Compaction and dilation rate dependence of stresses in gas-fluidized beds
Sung Joon Moon, I. G. Kevrekidis, and S. Sundaresan

TL;DR
This study uses a hybrid particle and gas dynamics model to analyze stresses in gas-fluidized beds, revealing significant path dependence in solid phase variables during dilation and compaction, which challenges existing kinetic theory models.
Contribution
It demonstrates the existence of path dependence in solid phase variables in fluidized beds, highlighting the need for new constitutive models that account for large dilation and compaction rates.
Findings
Solid phase variables show path dependence during waves.
Kinetic theory models do not capture this path dependence.

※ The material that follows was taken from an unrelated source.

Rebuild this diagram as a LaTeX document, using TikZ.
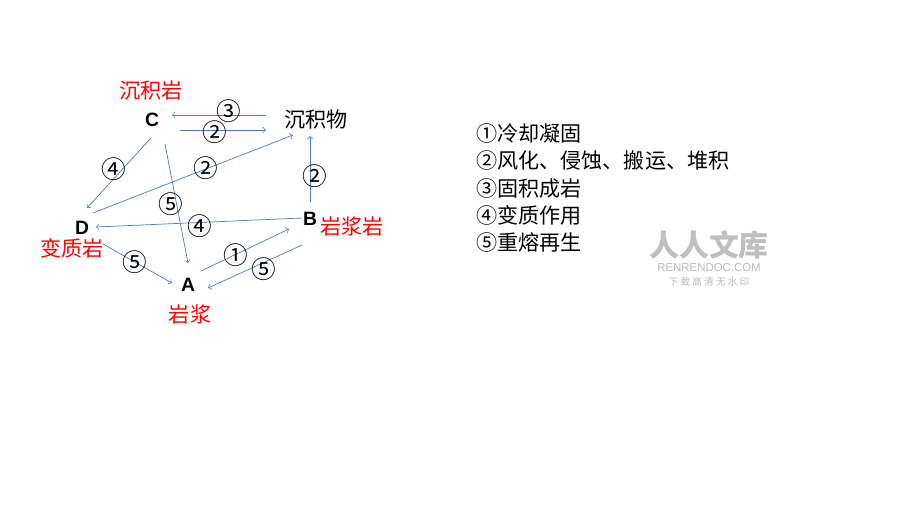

Path dependence occurs in both cohesive and non-cohesive particle beds.
Abstract
A particle dynamics-based hybrid model, consisting of monodisperse spherical solid particles and volume-averaged gas hydrodynamics, is used to study traveling planar waves (one-dimensional traveling waves) of voids formed in gas-fluidized beds of narrow cross sectional areas. Through ensemble-averaging in a co-traveling frame, we compute solid phase continuum variables (local volume fraction, average velocity, stress tensor, and granular temperature) across the waves, and examine the relations among them. We probe the consistency between such computationally obtained relations and constitutive models in the kinetic theory for granular materials which are widely used in the two-fluid modeling approach to fluidized beds. We demonstrate that solid phase continuum variables exhibit appreciable ``path dependence'', which is not captured by the commonly used kinetic theory-based models. We…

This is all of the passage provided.